Working from the top of the listing below, retype each line through the line containing "const yTicks = [0, 10, 20, 30, 40, 50, 60];", both included, with no pictures.

---- Given records

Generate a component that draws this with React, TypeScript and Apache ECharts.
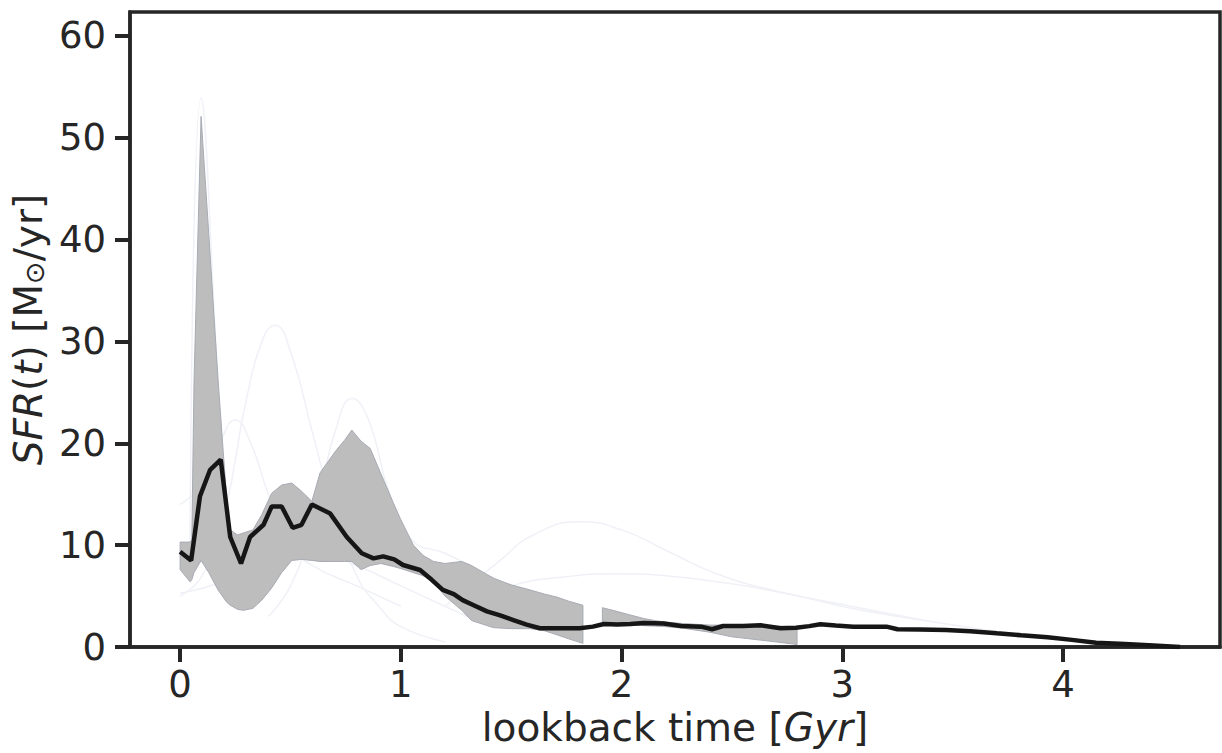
import React, { useEffect, useRef } from "react";
import * as echarts from "echarts";

// ---- data (lookback time in Gyr, SFR in Msun/yr) ----
const xTicks = [0, 1, 2, 3, 4];
const yTicks = [0, 10, 20, 30, 40, 50, 60];

const mainTime = [0, 0.05, 0.09, 0.136, 0.184, 0.227, 0.276, 0.317, 0.378, 0.415, 0.46, 0.51, 0.55, 0.597, 0.68, 0.755, 0.823, 0.876, 0.92, 0.97, 1.01, 1.087, 1.14, 1.19, 1.24, 1.28, 1.33, 1.39, 1.45, 1.51, 1.57, 1.63, 1.7, 1.76, 1.81, 1.87, 1.92, 1.98, 2.04, 2.1, 2.19, 2.27, 2.36, 2.41, 2.46, 2.55, 2.63, 2.72, 2.79, 2.85, 2.9, 2.97, 3.05, 3.12, 3.2, 3.25, 3.35, 3.47, 3.58, 3.7, 3.81, 3.93, 4.04, 4.15, 4.28, 4.41, 4.53];
const mainSfr = [9.36, 8.5, 14.8, 17.4, 18.4, 10.8, 8.2, 10.8, 12.0, 13.8, 13.8, 11.7, 12.0, 14.0, 13.1, 10.8, 9.2, 8.7, 8.9, 8.6, 8.05, 7.56, 6.6, 5.6, 5.2, 4.6, 4.1, 3.5, 3.1, 2.65, 2.2, 1.84, 1.85, 1.84, 1.84, 2.0, 2.26, 2.2, 2.26, 2.35, 2.3, 2.06, 2.0, 1.74, 2.06, 2.05, 2.13, 1.84, 1.9, 2.05, 2.23, 2.1, 2.0, 2.0, 2.0, 1.74, 1.72, 1.67, 1.55, 1.34, 1.15, 0.95, 0.7, 0.42, 0.3, 0.15, 0.0];

const band1Time = [0, 0.045, 0.053, 0.063, 0.095, 0.13, 0.172, 0.211, 0.227, 0.26, 0.287, 0.33, 0.37, 0.415, 0.46, 0.506, 0.55, 0.597, 0.634, 0.68, 0.71, 0.745, 0.778, 0.82, 0.861, 0.91, 0.967, 1.0, 1.057, 1.1, 1.148, 1.2, 1.276, 1.32, 1.42, 1.5, 1.586, 1.65, 1.707, 1.76, 1.825];
const band1Low = [7.6, 6.4, 6.6, 7.3, 8.5, 7.3, 5.6, 4.4, 4.1, 3.7, 3.6, 3.8, 4.6, 5.8, 7.3, 8.5, 8.6, 8.5, 8.4, 8.4, 8.4, 8.4, 8.4, 7.6, 8.0, 8.2, 7.9, 7.7, 7.3, 7.0, 6.4, 5.0, 3.6, 2.6, 1.9, 1.8, 1.8, 1.6, 1.2, 0.8, 0.36];
const band1High = [10.3, 10.3, 10.5, 26.0, 52.1, 40.5, 26.2, 14.4, 11.5, 11.0, 11.2, 11.5, 13.0, 15.1, 15.9, 16.1, 15.3, 14.3, 17.1, 18.5, 19.4, 20.3, 21.3, 20.2, 19.5, 17.0, 14.1, 12.5, 10.0, 9.0, 8.4, 8.2, 8.4, 8.0, 6.75, 6.1, 5.6, 5.2, 4.9, 4.5, 4.1];

const band2Time = [1.913, 1.96, 2.04, 2.1, 2.15, 2.2, 2.28, 2.4, 2.5, 2.6, 2.7, 2.795];
const band2Low = [2.2, 2.2, 2.15, 2.1, 2.05, 2.0, 1.84, 1.45, 1.0, 0.75, 0.5, 0.25];
const band2High = [3.86, 3.6, 3.14, 2.8, 2.6, 2.45, 2.3, 2.15, 2.15, 2.2, 2.05, 2.0];

// faint individual curves
const faintSpikeTime = [0.045, 0.095, 0.175, 0.215];
const faintSpikeVal = [10.3, 53.9, 25.0, 14.0];
const faintATime = [0, 0.1, 0.2, 0.3, 0.38, 0.43, 0.5, 0.6, 0.7, 0.8, 0.9, 1.0, 1.2];
const faintAVal = [5, 7, 13, 24.3, 30.5, 31.6, 29, 21, 13, 7, 4, 2, 0.5];
const faintBTime = [0.4, 0.5, 0.6, 0.65, 0.7, 0.78, 0.85, 0.95, 1.05, 1.2, 1.4, 1.6];
const faintBVal = [3, 6, 12, 16.5, 21, 24.4, 22.5, 15, 10.5, 9.2, 7, 5];
const faintCTime = [0, 0.1, 0.18, 0.25, 0.32, 0.4, 0.5, 0.6, 0.8, 1.0];
const faintCVal = [14, 16, 20, 22.3, 20, 15, 10, 8, 6, 4];
const faintDTime = [1.2, 1.45, 1.6, 1.81, 2.0, 2.2, 2.43, 2.7, 3.04, 3.4];
const faintDVal = [4, 8.5, 11, 12.3, 11.5, 9.5, 7.2, 5.5, 4.0, 2.5];
const faintETime = [1.3, 1.5, 1.75, 1.98, 2.2, 2.5, 2.8, 3.04, 3.4, 3.8];
const faintEVal = [4, 6.0, 6.9, 7.2, 7.0, 6.2, 5.0, 3.8, 2.5, 1.2];
const faintFTime = [0, 0.2, 0.4, 0.6, 0.8, 1.0, 1.3];
const faintFVal = [5.3, 6.5, 9, 9.5, 8, 6, 3];

const TEXT = "#262626";
const FONT = "DejaVu Sans";

const zip = (a: number[], b: number[]) => a.map((t, i) => [t, b[i]]);

function faint(name: string, t: number[], v: number[]) {
  return {
    name,
    type: "line",
    data: zip(t, v),
    symbol: "none",
    smooth: true,
    lineStyle: { color: "#f0f1f7", width: 1.5 },
    z: 1,
  };
}

// band drawn as one polygon through the axis scales (api.coord)
function band(id: string, t: number[], lo: number[], hi: number[]) {
  return {
    name: id,
    type: "custom",
    data: t.map((x, i) => [x, lo[i], hi[i]]),
    encode: { x: 0, y: [1, 2] },
    z: 2,
    renderItem: (params: any, api: any) => {
      if (params.dataIndex !== 0) return null;
      const upper = t.map((x, i) => api.coord([x, hi[i]]));
      const lower = t.map((x, i) => api.coord([x, lo[i]])).reverse();
      return {
        type: "polygon",
        shape: { points: upper.concat(lower) },
        style: { fill: "#bdbdbd", stroke: "#a7abb4", lineWidth: 1 },
      };
    },
  };
}

export default function App() {
  const ref = useRef<HTMLDivElement>(null);
  useEffect(() => {
    if (!ref.current) return;
    const chart = echarts.init(ref.current, null, { renderer: "svg" });
    chart.setOption({
      animation: false,
      backgroundColor: "#ffffff",
      grid: {
        left: 130,
        right: 2,
        top: 12,
        bottom: 106,
        show: true,
        borderColor: TEXT,
        borderWidth: 3.5,
        backgroundColor: "transparent",
        outerBoundsMode: "none",
      },
      xAxis: {
        type: "value",
        min: -0.227,
        max: 4.711,
        name: "lookback time [{i|Gyr}]",
        nameLocation: "middle",
        nameGap: 52,
        nameTextStyle: {
          fontSize: 39,
          color: TEXT,
          fontFamily: FONT,
          rich: { i: { fontSize: 39, fontStyle: "italic", color: TEXT, fontFamily: FONT } },
        },
        axisLine: { show: true, onZero: false, lineStyle: { color: TEXT, width: 3.5 } },
        axisTick: { show: true, length: 15, lineStyle: { color: TEXT, width: 4 }, customValues: xTicks },
        axisLabel: { fontSize: 37, color: TEXT, fontFamily: FONT, margin: 19, customValues: xTicks },
        splitLine: { show: false },
      },
      yAxis: {
        type: "value",
        min: 0,
        max: 62.35,
        name: "{i|SFR}({i|t}) [M{s|⊙}/yr]",
        nameLocation: "middle",
        nameRotate: 90,
        nameGap: 78,
        nameTextStyle: {
          fontSize: 39,
          color: TEXT,
          fontFamily: FONT,
          rich: {
            i: { fontSize: 39, fontStyle: "italic", color: TEXT, fontFamily: FONT },
            s: { fontSize: 27, color: TEXT, fontFamily: FONT, verticalAlign: "bottom" },
          },
        },
        axisLine: { show: true, onZero: false, lineStyle: { color: TEXT, width: 3.5 } },
        axisTick: { show: true, length: 15, lineStyle: { color: TEXT, width: 4 }, customValues: yTicks },
        axisLabel: { fontSize: 37, color: TEXT, fontFamily: FONT, margin: 24, customValues: yTicks },
        splitLine: { show: false },
      },
      series: [
        faint("faintSpike", faintSpikeTime, faintSpikeVal),
        faint("faintA", faintATime, faintAVal),
        faint("faintB", faintBTime, faintBVal),
        faint("faintC", faintCTime, faintCVal),
        faint("faintD", faintDTime, faintDVal),
        faint("faintE", faintETime, faintEVal),
        faint("faintF", faintFTime, faintFVal),
        band("band1", band1Time, band1Low, band1High),
        band("band2", band2Time, band2Low, band2High),
        {
          name: "median",
          type: "line",
          data: zip(mainTime, mainSfr),
          symbol: "none",
          lineStyle: { color: "#161616", width: 4.5 },
          z: 5,
        },
      ],
    });
    return () => chart.dispose();
  }, []);
  return (
    <div
      ref={ref}
      style={{ position: "absolute", left: 0, top: 0, width: 1222, height: 753 }}
    />
  );
}
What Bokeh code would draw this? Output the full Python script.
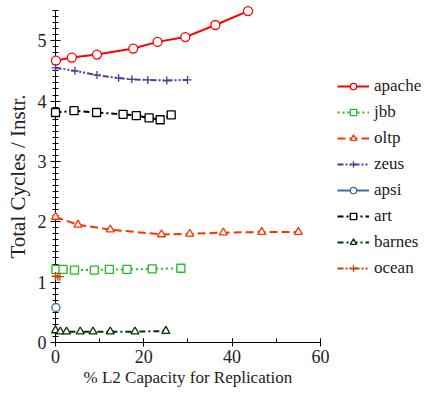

--------

## Output below:
Generate a component that draws this with React, TypeScript and Apache ECharts.
import React, { useEffect, useRef } from "react";
import * as echarts from "echarts";

// ---- data (lookback time in Gyr, SFR in Msun/yr) ----
const xTicks = [0, 1, 2, 3, 4];
const yTicks = [0, 10, 20, 30, 40, 50, 60];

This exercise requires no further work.